No, nada justifica que 200 gilipollas griten e insulten a un grupo de ciudadanos reunidos en asamblea, sean o no cargos públicos. Pero las estupideces malabaristas de Mariano Rajoy, esa palmaria incapacidad política ensartada en un ruin anticatalanismo de inspiración electoralista que ha caracterizado al Partido Popular en los últimos quince años, tampoco justifican en absoluto la deriva del Gobierno catalán y de las fuerzas independentistas que le apoyan en el Parlament y en la sociedad civil. Han convocado un referéndum para la secesión de Cataluña sin validez legal ni garantías procedimentales y lo han hecho con una m ayoría parlamentaria que representa menos del 48% de los votos (menos de dos millones de electores en un censo de cinco millones y medio). Al suspender la Constitución y el Estatuto de Autonomía han derogado de facto, sin más, los derechos políticos y civiles de los catalanes.
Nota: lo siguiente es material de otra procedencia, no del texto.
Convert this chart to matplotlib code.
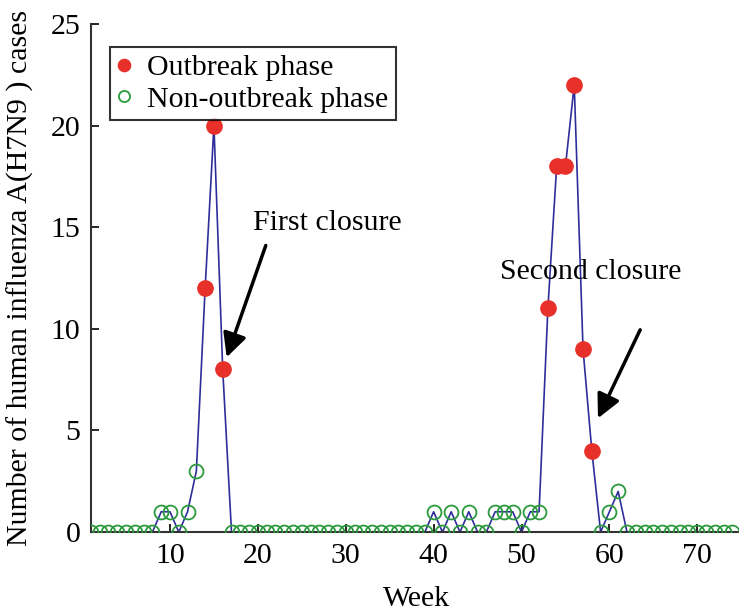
import matplotlib
matplotlib.use("Agg")
import matplotlib.pyplot as plt
import numpy as np

plt.rcParams["font.family"] = ["Liberation Serif", "DejaVu Serif"]

# weekly H7N9 cases, week 1..74
weeks = list(range(1, 75))
cases = [0, 0, 0, 0, 0, 0, 0, 0, 1, 1,
         0, 1, 3, 12, 20, 8, 0, 0, 0, 0,
         0, 0, 0, 0, 0, 0, 0, 0, 0, 0,
         0, 0, 0, 0, 0, 0, 0, 0, 0, 1,
         0, 1, 0, 1, 0, 0, 1, 1, 1, 0,
         1, 1, 11, 18, 18, 22, 9, 4, 0, 1,
         2, 0, 0, 0, 0, 0, 0, 0, 0, 0,
         0, 0, 0, 0]
outbreak_weeks = [14, 15, 16, 53, 54, 55, 56, 57, 58]

x_ticks = [10, 20, 30, 40, 50, 60, 70]
y_ticks = [0, 5, 10, 15, 20, 25]

weeks = np.array(weeks)
cases = np.array(cases)
is_out = np.isin(weeks, outbreak_weeks)

fig = plt.figure(figsize=(7.39, 6.13), dpi=100)
ax = fig.add_axes([0.123, 0.132, 0.88, 0.829])

ax.plot(weeks, cases, color="#2e2e9a", lw=1.2, zorder=2)
ax.plot(weeks[~is_out], cases[~is_out], "o", ls="none", mfc="none",
        mec="#2b9a3c", mew=1.3, ms=10, label="Non-outbreak phase", zorder=3)
ax.plot(weeks[is_out], cases[is_out], "o", ls="none", mfc="#e8302a",
        mec="#e8302a", ms=11, label="Outbreak phase", zorder=4)

handles, labels = ax.get_legend_handles_labels()
leg = ax.legend(handles[::-1], labels[::-1], loc="upper left",
                bbox_to_anchor=(0.029, 0.955), fontsize=21.5, frameon=True,
                fancybox=False, borderpad=0.25, handletextpad=0.55,
                handlelength=0.45, labelspacing=0.15, borderaxespad=0,
                markerscale=0.8)
leg.get_frame().set_edgecolor("black")
leg.get_frame().set_linewidth(1.5)

ax.annotate("", xy=(16.45, 8.6), xytext=(20.9, 14.1),
            arrowprops=dict(arrowstyle="-|>", color="black", lw=2.5,
                            mutation_scale=36, shrinkA=0, shrinkB=0))
ax.annotate("", xy=(58.7, 5.6), xytext=(63.5, 9.95),
            arrowprops=dict(arrowstyle="-|>", color="black", lw=2.5,
                            mutation_scale=36, shrinkA=0, shrinkB=0))
ax.text(19.45, 15.2, "First closure", fontsize=21.5, va="center", ha="left")
ax.text(47.6, 12.8, "Second closure", fontsize=21.5, va="center", ha="left")

ax.set_xlim(1, 75)
ax.set_ylim(0, 25)
ax.set_xticks(x_ticks)
ax.set_yticks(y_ticks)
ax.tick_params(direction="in", length=6, width=1.2, labelsize=21.5)
ax.tick_params(axis="y", pad=7.5)
ax.tick_params(axis="x", pad=8)
for s in ["top", "right"]:
    ax.spines[s].set_visible(False)
for s in ["left", "bottom"]:
    ax.spines[s].set_linewidth(1.5)
    ax.spines[s].set_color("#333333")

ax.set_xlabel("Week", fontsize=21.5, labelpad=12)
ax.set_ylabel("Number of human influenza A(H7N9 ) cases", fontsize=21.5,
              labelpad=12)

fig.savefig("out.png", dpi=100)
Que las izquierdas -con honrosas excepciones, como la plataforma de Gaspar Llamazares- no solo acepte, sino que se preste a difundir esta inversión de la realidad -presentando la España constitucional como un régimen autoritario y a aquellos que se mean en las leyes y los valores constitucionales como víctimas- solo habla del pésimo estado de salud política, intelectual e ideológica de las fuerzas que se reclaman como progresistas en este país. Por no pensar en una fascinación irreprimible -y con hondas raíces históricas- por las vías insurreccionales para alcanzar objetivos políticos y poner en marcha automática, milagrosa, fulminantemente procesos de transformación social.